There is a great deal of communication and collaboration to achieve the mutual goal of the project. The CCP4 team links research community and developers, making sure that users’ feedback reaches program authors. It is a considerable size of code that needs distributing so this takes a lot of time and effort.
Eugene uses an agile style of management to organise the project. He used a coarse-grained plan, and tracking progress of tasks within projects is achieved through regular group meetings. The usable outputs are discussed with stakeholders, allowing the team to have a continuous stream of deliverables.
Eugene highlights the importance of good working relationships and mutual respect. His management style is to give team members assignments that play to their strengths as well as matching the project’s needs. The team has a diverse set of skills and interests and together they successfully deal with a wide variety of tasks; from scientific problems to very technical problems or mundane jobs to very creative jobs.
Benefits in the project are identified by monitoring updates for the software. If liked by the research community they will use the software and this will be shown in download stats and start-up stats for the programs. This is collected only from academic users (not industrial users) and the information is completely anonymous.
The theory is that if academics are happy, then industry will listen. The more industry uses, the more sustainable the funding is for the project. The number of industrial licences is a crucial indicator for financial health. Currently CCP4 sells on average 140 industry licences per year, and that number is growing.
Feedback is key and the CCP4 team has always been very strong on communicating with the community directly. They support the CCP4 ‘bulletin board’, a mailing list of about 8000 subscribers who post between 20 – 100 messages each day. They also have a dedicated line for submitting bug reports, which are frequent and dealt with quickly. “If this line is completely silent I would personally worry because there are always bugs. If nobody is talking to us about them or thinks we can’t be reached, that becomes a big problem,” said Eugene.
The project is a great example of agile management because it’s focused on using regular direct discussion between the development team and the users, with 2 week continuous delivery slots. There is also a strong emphasis on stakeholder communication and reciprocal respect within the industry.
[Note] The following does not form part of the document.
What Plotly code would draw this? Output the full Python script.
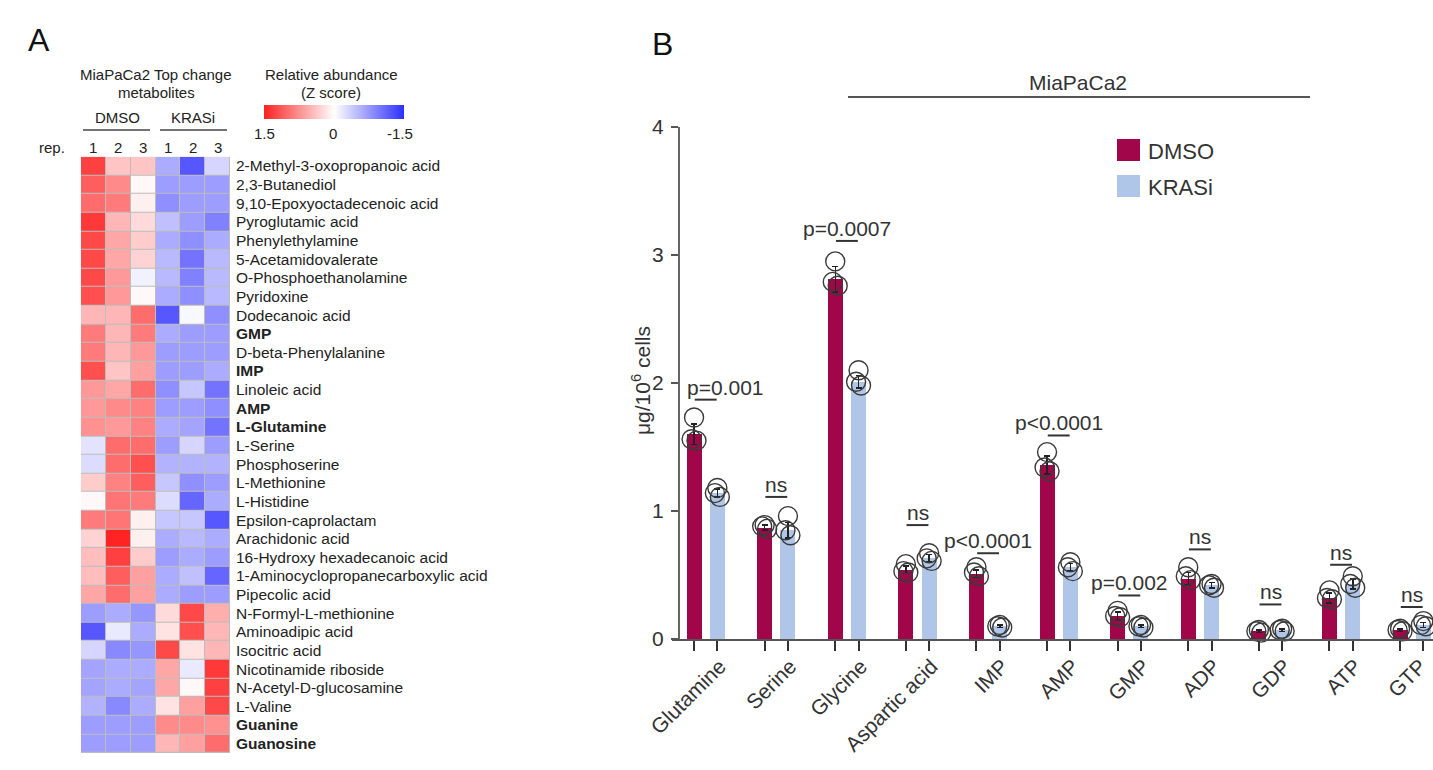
import plotly.graph_objects as go

W, H = 1433, 770
FONT = "Liberation Sans, Arial, sans-serif"

# ---------------- Panel A data ----------------
metabolites = [
    "2-Methyl-3-oxopropanoic acid", "2,3-Butanediol", "9,10-Epoxyoctadecenoic acid",
    "Pyroglutamic acid", "Phenylethylamine", "5-Acetamidovalerate",
    "O-Phosphoethanolamine", "Pyridoxine", "Dodecanoic acid", "GMP",
    "D-beta-Phenylalanine", "IMP", "Linoleic acid", "AMP", "L-Glutamine",
    "L-Serine", "Phosphoserine", "L-Methionine", "L-Histidine",
    "Epsilon-caprolactam", "Arachidonic acid", "16-Hydroxy hexadecanoic acid",
    "1-Aminocyclopropanecarboxylic acid", "Pipecolic acid", "N-Formyl-L-methionine",
    "Aminoadipic acid", "Isocitric acid", "Nicotinamide riboside",
    "N-Acetyl-D-glucosamine", "L-Valine", "Guanine", "Guanosine",
]
bold_names = ["GMP", "IMP", "AMP", "L-Glutamine", "Guanine", "Guanosine"]
rep_labels = ["1", "2", "3", "1", "2", "3"]
zscores = [
    [1.30, 0.40, 0.40, -0.60, -1.20, -0.30],
    [1.10, 0.80, 0.05, -0.70, -0.70, -0.70],
    [1.00, 0.90, 0.10, -0.80, -0.70, -0.70],
    [1.35, 0.50, 0.25, -0.45, -0.70, -0.90],
    [1.25, 0.60, 0.35, -0.60, -0.80, -0.60],
    [1.25, 0.60, 0.30, -0.50, -1.00, -0.50],
    [1.25, 0.70, -0.10, -0.50, -0.90, -0.50],
    [1.20, 0.70, 0.05, -0.60, -0.80, -0.50],
    [0.50, 0.50, 1.00, -1.20, -0.05, -0.80],
    [0.90, 0.50, 0.90, -0.60, -0.70, -0.70],
    [0.90, 0.50, 0.70, -0.70, -0.70, -0.70],
    [1.20, 0.40, 0.65, -0.70, -0.70, -0.60],
    [0.70, 0.60, 1.00, -0.80, -0.40, -1.00],
    [0.70, 0.80, 0.85, -0.70, -0.70, -0.80],
    [0.75, 0.70, 0.85, -0.60, -0.65, -1.00],
    [-0.20, 1.00, 1.00, -0.70, -0.30, -0.70],
    [-0.25, 1.00, 1.20, -0.55, -0.55, -0.55],
    [0.35, 0.85, 1.10, -0.40, -0.80, -0.70],
    [0.05, 0.95, 0.90, -0.25, -1.10, -0.60],
    [0.90, 0.95, 0.10, -0.40, -0.40, -1.20],
    [0.30, 1.50, 0.10, -0.60, -0.50, -0.60],
    [0.45, 1.30, 0.35, -0.70, -0.60, -0.70],
    [0.45, 1.10, 0.65, -0.60, -0.45, -1.10],
    [0.60, 1.00, 0.65, -0.60, -0.70, -0.70],
    [-0.70, -0.60, -0.75, 0.25, 1.25, 0.55],
    [-1.20, -0.15, -0.60, 0.20, 1.20, 0.50],
    [-0.30, -0.85, -0.75, 1.25, 0.20, 0.50],
    [-0.65, -0.60, -0.60, 0.60, -0.15, 1.35],
    [-0.65, -0.60, -0.65, 0.60, 0.05, 1.30],
    [-0.55, -0.85, -0.60, 0.20, 0.65, 1.25],
    [-0.70, -0.70, -0.70, 0.80, 0.80, 0.75],
    [-0.70, -0.70, -0.70, 0.50, 0.65, 1.00],
]
key_z = [1.5, 0, -1.5]
key_labels = ["1.5", "0", "-1.5"]

# ---------------- Panel B data ----------------
categories = ["Glutamine", "Serine", "Glycine", "Aspartic acid", "IMP", "AMP",
              "GMP", "ADP", "GDP", "ATP", "GTP"]
dmso_mean = [1.60, 0.87, 2.81, 0.54, 0.51, 1.36, 0.18, 0.47, 0.06, 0.32, 0.07]
krasi_mean = [1.14, 0.85, 2.01, 0.63, 0.10, 0.56, 0.10, 0.42, 0.07, 0.43, 0.11]
dmso_err = [0.08, 0.02, 0.10, 0.03, 0.03, 0.07, 0.03, 0.05, 0.01, 0.04, 0.01]
krasi_err = [0.03, 0.06, 0.05, 0.03, 0.01, 0.03, 0.01, 0.02, 0.01, 0.04, 0.02]
dmso_reps = [[1.73, 1.56, 1.55], [0.89, 0.88, 0.86], [2.95, 2.79, 2.76],
             [0.585, 0.53, 0.52], [0.56, 0.52, 0.49], [1.46, 1.34, 1.31],
             [0.22, 0.18, 0.17], [0.56, 0.49, 0.46], [0.07, 0.06, 0.05],
             [0.38, 0.32, 0.31], [0.08, 0.07, 0.06]]
krasi_reps = [[1.18, 1.14, 1.11], [0.96, 0.85, 0.81], [2.10, 2.01, 1.98],
              [0.67, 0.63, 0.61], [0.11, 0.10, 0.09], [0.60, 0.56, 0.53],
              [0.11, 0.10, 0.09], [0.43, 0.42, 0.40], [0.08, 0.07, 0.06],
              [0.49, 0.43, 0.40], [0.14, 0.11, 0.10]]
p_labels = ["p=0.001", "ns", "p=0.0007", "ns", "p<0.0001", "p<0.0001",
            "p=0.002", "ns", "ns", "ns", "ns"]
p_line_y = [1.87, 1.11, 3.11, 0.89, 0.67, 1.59, 0.34, 0.70, 0.27, 0.58, 0.25]
series_names = ["DMSO", "KRASi"]
y_ticks = [0, 1, 2, 3, 4]

DMSO_C = "#A1064A"
KRAS_C = "#B0C6E8"
TXT = "#333333"

# small horizontal nudges (pixels) of the p-value texts, and of the category labels
p_text_dx = [20, 0, 0, 0, 0, 0, 0, 0, 0, 0, 0]
cat_label_off = [0.2] * 10 + [0.12]


def px(x):
    return x / W


def py(y):
    return 1 - y / H


def label(x, y, text, size, color="#222", xanchor="center", yanchor="middle", **kw):
    return dict(x=px(x), y=py(y), xref="paper", yref="paper", text=text,
                showarrow=False, xanchor=xanchor, yanchor=yanchor,
                font=dict(size=size, color=color, family=FONT), **kw)


fig = go.Figure()

# ---------- heatmap ----------
colorscale = [[0, "rgb(45,45,255)"], [0.5, "rgb(255,255,255)"], [1, "rgb(255,35,35)"]]
ticktext = [f"<b>{m}</b>" if m in bold_names else m for m in metabolites]
fig.add_trace(go.Heatmap(
    z=zscores, x=list(range(6)), y=list(range(len(metabolites))),
    colorscale=colorscale, zmin=-1.5, zmax=1.5, showscale=False,
    xgap=1, ygap=1, xaxis="x", yaxis="y", hoverinfo="skip"))

# gradient key
fig.add_trace(go.Heatmap(
    z=[key_z], x=[0, 1, 2], y=[0], colorscale=colorscale, zmin=-1.5, zmax=1.5,
    showscale=False, zsmooth="best", xaxis="x4", yaxis="y4", hoverinfo="skip"))

# ---------- bars ----------
OFF = 0.165
BW = 0.212
xd = [i - OFF for i in range(len(categories))]
xk = [i + OFF for i in range(len(categories))]
fig.add_trace(go.Bar(x=xd, y=dmso_mean, width=BW, marker_color=DMSO_C,
                     marker_line_width=0, name=series_names[0],
                     error_y=dict(type="data", array=dmso_err, color="#222",
                                  thickness=1.5, width=3),
                     xaxis="x2", yaxis="y2", showlegend=False))
fig.add_trace(go.Bar(x=xk, y=krasi_mean, width=BW, marker_color=KRAS_C,
                     marker_line_width=0, name=series_names[1],
                     error_y=dict(type="data", array=krasi_err, color="#222",
                                  thickness=1.5, width=3),
                     xaxis="x2", yaxis="y2", showlegend=False))

jit = [0.0, -0.035, 0.035]
px_pts, py_pts = [], []
for i in range(len(categories)):
    for r in range(3):
        px_pts.append(xd[i] + jit[r]); py_pts.append(dmso_reps[i][r])
        px_pts.append(xk[i] + jit[r]); py_pts.append(krasi_reps[i][r])
fig.add_trace(go.Scatter(x=px_pts, y=py_pts, mode="markers",
                         marker=dict(symbol="circle-open", size=19,
                                     line=dict(color="#3a3a3a", width=1.4), color="#3a3a3a"),
                         xaxis="x2", yaxis="y2", showlegend=False,
                         cliponaxis=False, hoverinfo="skip"))

shapes = []
annotations = []

# heatmap background grid colour
shapes.append(dict(type="rect", xref="x", yref="y", x0=-0.5, x1=5.5, y0=-0.5,
                   y1=len(metabolites) - 0.5, fillcolor="#bdbdbd",
                   line=dict(width=0), layer="below"))

# p-value lines and texts
for i, lab in enumerate(p_labels):
    shapes.append(dict(type="line", xref="x2", yref="y2", x0=i - 0.155, x1=i + 0.155,
                       y0=p_line_y[i], y1=p_line_y[i], line=dict(color="#333", width=2)))
    annotations.append(dict(x=i, y=p_line_y[i], xref="x2", yref="y2", text=lab,
                            showarrow=False, xanchor="center", yanchor="bottom", yshift=-1,
                            xshift=p_text_dx[i],
                            font=dict(size=21, color=TXT, family=FONT)))

# y axis title for B
annotations.append(label(641, 381, "μg/10<sup>6</sup> cells", 21, TXT, textangle=-90))

# legend B
for k, (nm, col) in enumerate(zip(series_names, [DMSO_C, KRAS_C])):
    y0 = 139 + k * 36
    shapes.append(dict(type="rect", xref="paper", yref="paper", x0=px(1117), x1=px(1140),
                       y0=py(y0), y1=py(y0 + 22), fillcolor=col, line=dict(width=0)))
    annotations.append(label(1146, y0 + 12, nm, 22, TXT, xanchor="left"))

# MiaPaCa2 header
annotations.append(label(1078, 82, "MiaPaCa2", 21, TXT))
shapes.append(dict(type="line", xref="paper", yref="paper", x0=px(848), x1=px(1310),
                   y0=py(97), y1=py(97), line=dict(color="#555", width=2)))

# panel letters
annotations.append(label(39, 40, "A", 32, "#111"))
annotations.append(label(662, 44, "B", 32, "#111"))

# Panel A headers
for txt, x, y in [("MiaPaCa2 Top change", 156, 75), ("metabolites", 156, 93),
                  ("Relative abundance", 331, 75), ("(Z score)", 331, 93)]:
    annotations.append(label(x, y, txt, 15))
for lab, x in zip(key_labels, [264, 333, 400]):
    annotations.append(label(x, 133, lab, 15))
for lab, x, x0, x1 in [("DMSO", 117, 83, 150), ("KRASi", 193, 160, 227)]:
    annotations.append(label(x, 118, lab, 15))
    shapes.append(dict(type="line", xref="paper", yref="paper", x0=px(x0), x1=px(x1),
                       y0=py(130), y1=py(130), line=dict(color="#444", width=1.5)))
annotations.append(label(67, 147, "rep.", 15, xanchor="right"))
col_w = (230 - 81) / 6
for c, lab in enumerate(rep_labels):
    annotations.append(label(81 + col_w * (c + 0.5), 147, lab, 15))

n = len(metabolites)
cat_x_px0 = 705.7
cat_step = 70.6
x2_lo = (672 - cat_x_px0) / cat_step
x2_hi = (W - cat_x_px0) / cat_step

fig.update_layout(
    width=W, height=H, margin=dict(l=0, r=0, t=0, b=0, autoexpand=False),
    paper_bgcolor="white", plot_bgcolor="white",
    font=dict(family=FONT, color=TXT),
    showlegend=False, bargap=0,
    shapes=shapes, annotations=annotations,
    xaxis=dict(domain=[px(81), px(230)], range=[-0.5, 5.5], showticklabels=False,
               showgrid=False, zeroline=False, ticks="", anchor="y", automargin=False),
    yaxis=dict(domain=[py(753), py(156.7)], range=[n - 0.5, -0.5], side="right",
               tickvals=list(range(n)), ticktext=ticktext, ticks="",
               showgrid=False, zeroline=False, anchor="x", automargin=False,
               ticklabelstandoff=5,
               tickfont=dict(size=15.5, color="#222", family=FONT)),
    xaxis4=dict(domain=[px(264), px(404)], range=[0, 2], visible=False, anchor="y4",
                automargin=False),
    yaxis4=dict(domain=[py(119), py(105)], range=[-0.5, 0.5], visible=False, anchor="x4",
                automargin=False),
    xaxis2=dict(domain=[px(672), 1], range=[x2_lo, x2_hi], anchor="y2",
                tickvals=xd + xk, showticklabels=False,
                ticks="outside", ticklen=10, tickwidth=2, tickcolor="#333",
                showline=True, linecolor="#555", linewidth=2,
                showgrid=False, zeroline=False, automargin=False),
    xaxis3=dict(overlaying="x2", matches="x2", anchor="y2", side="bottom",
                tickvals=[i + cat_label_off[i] for i in range(len(categories))],
                ticktext=categories,
                tickangle=-45, ticks="", showline=False, showgrid=False, zeroline=False,
                automargin=False, ticklabelstandoff=10, ticklabeloverflow="allow",
                tickfont=dict(size=21, color=TXT, family=FONT)),
    yaxis2=dict(domain=[py(639), py(127)], range=[0, 4], anchor="free",
                position=px(679), tickvals=y_ticks, ticks="outside", ticklen=7,
                tickwidth=1.5, tickcolor="#555", showline=True, linecolor="#666",
                linewidth=2, showgrid=False, zeroline=False, automargin=False,
                ticklabelstandoff=3,
                tickfont=dict(size=21, color=TXT, family=FONT)),
)
# invisible trace so the label axis renders
fig.add_trace(go.Scatter(x=[0], y=[0], xaxis="x3", yaxis="y2", mode="markers",
                         marker=dict(opacity=0), showlegend=False, hoverinfo="skip"))

fig.write_html("out.html")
CCP4’s success can be attributed in part to generous industry support. Its roots are in drug research and its industrial customers are all big pharma companies. By purchasing software licences, these companies provide important funding to ensure the continuity of the project. Other funding comes from competitive grants, and STFC’s Scientific Computing Department provides the overall setup and home for the project.
Improvement going forward
Despite its success, the team is always trying to improve. Going forward Eugene would like to see an easier process for supporting short-term activities.
A little bit more autonomy in financial terms would benefit the project processes, especially in terms of purchasing hardware. This can be slowed by the many channels necessary to make purchases.
This project, like so many others, has been impacted by COVID-19 as less spending has occurred and the funds don’t carry over to the following financial year automatically.
Rising to challenges is something Eugene and his colleagues take in their stride, though. CCP4 is hugely successful – something that is borne out by its longevity, its ever-evolving software, its growing community of users and high demand from industry. Importantly, CCP-4 software was used to solve the first COVID-19 virus structures. Taking the agile approach for managing the project has given it a further advantage of increasing the dialogue bandwidth between the development team and the users.